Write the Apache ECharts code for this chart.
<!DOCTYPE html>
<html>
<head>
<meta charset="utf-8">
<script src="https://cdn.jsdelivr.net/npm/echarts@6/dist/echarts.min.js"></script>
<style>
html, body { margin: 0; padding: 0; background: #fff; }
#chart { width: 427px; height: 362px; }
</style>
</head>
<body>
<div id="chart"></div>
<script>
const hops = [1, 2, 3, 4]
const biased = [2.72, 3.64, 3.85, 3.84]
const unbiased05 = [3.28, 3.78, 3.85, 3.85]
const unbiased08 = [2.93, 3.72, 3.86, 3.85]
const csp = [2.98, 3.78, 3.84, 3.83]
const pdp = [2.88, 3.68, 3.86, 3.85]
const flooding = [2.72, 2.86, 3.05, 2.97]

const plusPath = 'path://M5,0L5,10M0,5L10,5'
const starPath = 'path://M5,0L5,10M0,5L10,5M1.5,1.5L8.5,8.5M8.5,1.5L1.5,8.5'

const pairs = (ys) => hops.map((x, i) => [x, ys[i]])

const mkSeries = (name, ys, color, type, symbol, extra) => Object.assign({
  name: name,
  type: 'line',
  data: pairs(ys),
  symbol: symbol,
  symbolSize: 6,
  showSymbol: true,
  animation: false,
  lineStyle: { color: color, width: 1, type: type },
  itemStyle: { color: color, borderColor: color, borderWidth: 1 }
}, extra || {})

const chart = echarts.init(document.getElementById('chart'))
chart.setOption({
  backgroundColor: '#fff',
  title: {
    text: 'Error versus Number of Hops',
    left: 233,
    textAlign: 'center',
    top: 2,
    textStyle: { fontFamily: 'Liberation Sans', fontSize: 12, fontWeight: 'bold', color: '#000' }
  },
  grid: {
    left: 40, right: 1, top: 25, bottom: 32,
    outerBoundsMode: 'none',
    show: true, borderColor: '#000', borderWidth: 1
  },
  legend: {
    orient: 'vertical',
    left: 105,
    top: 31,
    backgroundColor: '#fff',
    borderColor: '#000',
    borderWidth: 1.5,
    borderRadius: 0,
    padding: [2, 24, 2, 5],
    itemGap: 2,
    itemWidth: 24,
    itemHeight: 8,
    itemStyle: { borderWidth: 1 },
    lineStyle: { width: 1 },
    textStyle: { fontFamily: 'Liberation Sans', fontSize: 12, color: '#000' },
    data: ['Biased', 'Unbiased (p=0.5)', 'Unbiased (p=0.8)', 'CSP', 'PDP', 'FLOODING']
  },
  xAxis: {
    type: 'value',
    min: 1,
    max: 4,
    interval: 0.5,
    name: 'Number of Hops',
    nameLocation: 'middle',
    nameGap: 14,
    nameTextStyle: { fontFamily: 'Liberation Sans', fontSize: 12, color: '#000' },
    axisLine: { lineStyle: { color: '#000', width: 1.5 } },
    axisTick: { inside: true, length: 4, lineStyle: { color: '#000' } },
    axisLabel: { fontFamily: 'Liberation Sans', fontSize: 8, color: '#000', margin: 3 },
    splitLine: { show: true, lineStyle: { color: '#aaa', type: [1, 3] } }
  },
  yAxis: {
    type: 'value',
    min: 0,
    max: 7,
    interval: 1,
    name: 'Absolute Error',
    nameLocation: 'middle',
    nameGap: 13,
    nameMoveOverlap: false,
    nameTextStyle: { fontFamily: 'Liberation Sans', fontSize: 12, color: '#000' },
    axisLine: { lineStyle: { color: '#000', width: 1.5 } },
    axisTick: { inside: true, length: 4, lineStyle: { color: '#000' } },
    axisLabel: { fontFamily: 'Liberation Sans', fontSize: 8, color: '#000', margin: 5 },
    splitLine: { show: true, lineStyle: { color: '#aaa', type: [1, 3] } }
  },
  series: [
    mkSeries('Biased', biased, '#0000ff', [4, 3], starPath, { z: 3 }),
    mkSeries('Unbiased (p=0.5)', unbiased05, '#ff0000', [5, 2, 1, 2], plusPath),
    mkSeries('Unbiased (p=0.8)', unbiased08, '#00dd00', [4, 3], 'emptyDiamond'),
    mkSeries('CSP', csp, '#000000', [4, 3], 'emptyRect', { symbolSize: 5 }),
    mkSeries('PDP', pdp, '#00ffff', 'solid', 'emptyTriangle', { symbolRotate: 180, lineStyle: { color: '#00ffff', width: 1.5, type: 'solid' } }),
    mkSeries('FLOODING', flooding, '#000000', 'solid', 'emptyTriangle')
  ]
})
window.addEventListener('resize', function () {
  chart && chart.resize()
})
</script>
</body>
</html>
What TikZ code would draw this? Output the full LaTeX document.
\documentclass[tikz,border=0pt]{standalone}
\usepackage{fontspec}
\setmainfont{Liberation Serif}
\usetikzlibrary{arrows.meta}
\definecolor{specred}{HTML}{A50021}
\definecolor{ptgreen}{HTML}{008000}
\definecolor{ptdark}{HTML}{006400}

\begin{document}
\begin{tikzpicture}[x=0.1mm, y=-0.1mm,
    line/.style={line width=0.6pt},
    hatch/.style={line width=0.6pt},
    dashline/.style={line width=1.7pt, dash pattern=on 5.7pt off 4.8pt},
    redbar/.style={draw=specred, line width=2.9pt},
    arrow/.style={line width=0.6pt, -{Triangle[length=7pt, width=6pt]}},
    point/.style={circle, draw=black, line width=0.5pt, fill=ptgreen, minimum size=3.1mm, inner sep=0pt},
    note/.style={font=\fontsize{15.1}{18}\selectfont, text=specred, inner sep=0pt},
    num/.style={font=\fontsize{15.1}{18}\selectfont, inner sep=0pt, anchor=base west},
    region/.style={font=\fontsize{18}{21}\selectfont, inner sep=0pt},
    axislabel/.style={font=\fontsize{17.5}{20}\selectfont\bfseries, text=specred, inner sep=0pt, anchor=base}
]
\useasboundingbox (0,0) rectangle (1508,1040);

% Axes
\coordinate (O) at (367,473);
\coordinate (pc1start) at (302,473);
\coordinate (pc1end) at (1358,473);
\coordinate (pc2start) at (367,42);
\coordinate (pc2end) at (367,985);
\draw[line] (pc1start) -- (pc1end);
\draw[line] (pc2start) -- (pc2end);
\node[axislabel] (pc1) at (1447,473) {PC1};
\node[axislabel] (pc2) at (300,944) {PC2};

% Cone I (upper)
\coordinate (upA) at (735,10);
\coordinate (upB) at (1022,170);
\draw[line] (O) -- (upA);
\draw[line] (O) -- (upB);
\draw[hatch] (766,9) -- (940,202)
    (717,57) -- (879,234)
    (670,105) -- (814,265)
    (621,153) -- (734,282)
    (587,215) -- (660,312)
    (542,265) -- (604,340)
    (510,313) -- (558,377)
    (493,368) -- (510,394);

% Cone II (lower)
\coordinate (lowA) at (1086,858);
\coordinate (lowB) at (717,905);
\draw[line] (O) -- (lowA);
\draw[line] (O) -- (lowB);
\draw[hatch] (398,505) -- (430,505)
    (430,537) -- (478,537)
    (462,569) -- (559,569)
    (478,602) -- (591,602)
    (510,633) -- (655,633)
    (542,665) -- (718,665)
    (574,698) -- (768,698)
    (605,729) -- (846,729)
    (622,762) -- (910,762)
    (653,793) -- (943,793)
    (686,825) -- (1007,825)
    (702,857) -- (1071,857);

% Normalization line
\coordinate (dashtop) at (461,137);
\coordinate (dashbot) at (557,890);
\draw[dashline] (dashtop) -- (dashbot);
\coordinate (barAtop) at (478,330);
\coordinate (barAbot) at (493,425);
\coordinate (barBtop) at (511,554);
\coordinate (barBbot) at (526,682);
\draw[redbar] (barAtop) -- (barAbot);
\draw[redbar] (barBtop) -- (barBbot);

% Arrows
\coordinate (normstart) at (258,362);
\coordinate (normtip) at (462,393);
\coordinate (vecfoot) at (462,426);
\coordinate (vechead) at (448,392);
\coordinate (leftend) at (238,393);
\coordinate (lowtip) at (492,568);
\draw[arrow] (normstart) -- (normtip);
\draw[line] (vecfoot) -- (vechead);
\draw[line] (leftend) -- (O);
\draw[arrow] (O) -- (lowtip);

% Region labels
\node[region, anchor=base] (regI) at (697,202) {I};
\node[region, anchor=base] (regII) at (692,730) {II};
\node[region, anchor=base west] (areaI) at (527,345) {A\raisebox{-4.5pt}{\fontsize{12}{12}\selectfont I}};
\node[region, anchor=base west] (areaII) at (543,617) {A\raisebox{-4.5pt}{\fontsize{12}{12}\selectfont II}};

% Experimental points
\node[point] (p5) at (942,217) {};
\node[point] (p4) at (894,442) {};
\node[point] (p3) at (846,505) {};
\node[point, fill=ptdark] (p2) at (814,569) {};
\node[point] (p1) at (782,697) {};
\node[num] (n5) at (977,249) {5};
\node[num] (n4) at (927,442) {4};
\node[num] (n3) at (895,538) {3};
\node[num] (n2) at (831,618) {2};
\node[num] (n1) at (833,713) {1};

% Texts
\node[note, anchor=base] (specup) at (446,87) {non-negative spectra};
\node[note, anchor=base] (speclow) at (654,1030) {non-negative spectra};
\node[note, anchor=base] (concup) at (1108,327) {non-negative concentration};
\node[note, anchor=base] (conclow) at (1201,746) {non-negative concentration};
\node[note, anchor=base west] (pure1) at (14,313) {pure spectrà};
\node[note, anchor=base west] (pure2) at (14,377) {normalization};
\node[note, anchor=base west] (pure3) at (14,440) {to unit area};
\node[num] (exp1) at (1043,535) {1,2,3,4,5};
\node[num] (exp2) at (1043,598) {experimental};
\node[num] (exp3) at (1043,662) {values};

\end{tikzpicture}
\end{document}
...
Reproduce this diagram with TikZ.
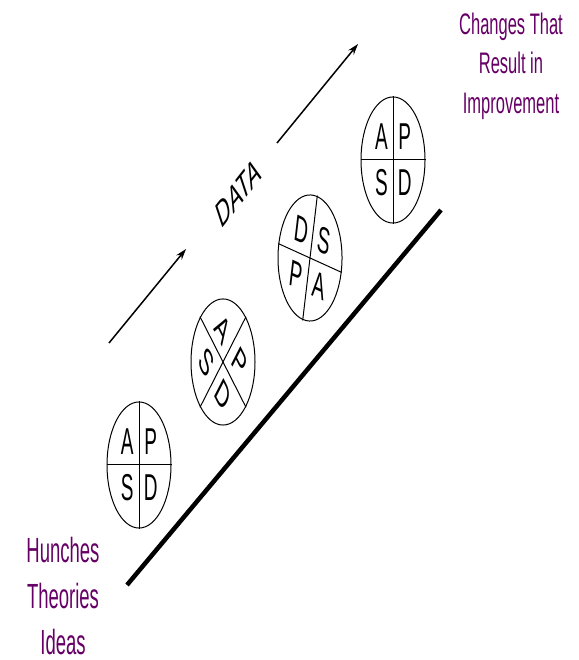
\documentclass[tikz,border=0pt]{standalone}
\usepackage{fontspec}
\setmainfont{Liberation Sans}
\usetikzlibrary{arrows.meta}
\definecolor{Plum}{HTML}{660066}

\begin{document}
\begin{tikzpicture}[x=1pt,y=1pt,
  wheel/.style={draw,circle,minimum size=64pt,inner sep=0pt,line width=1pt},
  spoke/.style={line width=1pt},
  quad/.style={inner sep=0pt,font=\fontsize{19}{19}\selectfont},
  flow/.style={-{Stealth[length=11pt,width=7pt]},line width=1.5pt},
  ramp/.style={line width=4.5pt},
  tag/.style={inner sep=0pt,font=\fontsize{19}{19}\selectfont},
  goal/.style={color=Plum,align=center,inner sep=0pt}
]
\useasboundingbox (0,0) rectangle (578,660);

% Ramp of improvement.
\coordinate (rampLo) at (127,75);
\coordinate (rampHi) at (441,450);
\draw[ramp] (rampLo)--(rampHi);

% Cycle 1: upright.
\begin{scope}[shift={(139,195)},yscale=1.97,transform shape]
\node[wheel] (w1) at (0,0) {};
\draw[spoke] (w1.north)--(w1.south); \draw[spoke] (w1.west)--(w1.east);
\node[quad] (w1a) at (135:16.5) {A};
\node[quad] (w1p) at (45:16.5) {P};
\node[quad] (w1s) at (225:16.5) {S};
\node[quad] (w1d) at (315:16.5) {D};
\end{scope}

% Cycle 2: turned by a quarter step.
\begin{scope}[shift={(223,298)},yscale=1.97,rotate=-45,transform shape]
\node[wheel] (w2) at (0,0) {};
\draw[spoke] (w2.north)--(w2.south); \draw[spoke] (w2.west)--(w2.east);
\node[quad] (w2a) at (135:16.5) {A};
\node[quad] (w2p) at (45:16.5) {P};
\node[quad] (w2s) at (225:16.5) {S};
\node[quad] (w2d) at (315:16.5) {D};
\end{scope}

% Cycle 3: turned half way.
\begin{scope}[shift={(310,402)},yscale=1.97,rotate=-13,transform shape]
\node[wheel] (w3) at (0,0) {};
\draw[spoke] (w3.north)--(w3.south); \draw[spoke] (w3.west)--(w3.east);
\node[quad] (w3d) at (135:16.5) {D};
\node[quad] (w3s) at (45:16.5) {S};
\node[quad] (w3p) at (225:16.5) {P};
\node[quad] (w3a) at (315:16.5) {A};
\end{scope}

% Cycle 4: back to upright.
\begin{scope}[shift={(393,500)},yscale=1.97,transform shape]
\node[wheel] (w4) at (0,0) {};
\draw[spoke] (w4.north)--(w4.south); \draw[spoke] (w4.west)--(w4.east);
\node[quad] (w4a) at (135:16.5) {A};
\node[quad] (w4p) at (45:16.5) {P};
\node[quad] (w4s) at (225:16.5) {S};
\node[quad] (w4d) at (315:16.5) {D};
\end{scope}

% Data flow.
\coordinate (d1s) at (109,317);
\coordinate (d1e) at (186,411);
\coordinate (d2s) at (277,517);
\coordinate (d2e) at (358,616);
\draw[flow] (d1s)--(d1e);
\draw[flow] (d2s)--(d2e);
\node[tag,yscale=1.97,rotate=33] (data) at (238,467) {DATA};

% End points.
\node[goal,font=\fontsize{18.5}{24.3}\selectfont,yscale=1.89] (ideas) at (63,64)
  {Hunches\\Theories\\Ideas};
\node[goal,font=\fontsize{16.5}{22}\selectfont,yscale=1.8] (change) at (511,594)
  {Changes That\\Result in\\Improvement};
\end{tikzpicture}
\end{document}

Exercise → The lines to reproduce run from the one above containing "Reproduce this diagram with TikZ." through the one containing "(0,0) rectangle (578,660);". Copy them exactly and leave out all pictures.

Solution for this task →
Reproduce this diagram with TikZ.
\documentclass[tikz,border=0pt]{standalone}
\usepackage{fontspec}
\setmainfont{Liberation Sans}
\usetikzlibrary{arrows.meta}
\definecolor{Plum}{HTML}{660066}

\begin{document}
\begin{tikzpicture}[x=1pt,y=1pt,
  wheel/.style={draw,circle,minimum size=64pt,inner sep=0pt,line width=1pt},
  spoke/.style={line width=1pt},
  quad/.style={inner sep=0pt,font=\fontsize{19}{19}\selectfont},
  flow/.style={-{Stealth[length=11pt,width=7pt]},line width=1.5pt},
  ramp/.style={line width=4.5pt},
  tag/.style={inner sep=0pt,font=\fontsize{19}{19}\selectfont},
  goal/.style={color=Plum,align=center,inner sep=0pt}
]
\useasboundingbox (0,0) rectangle (578,660);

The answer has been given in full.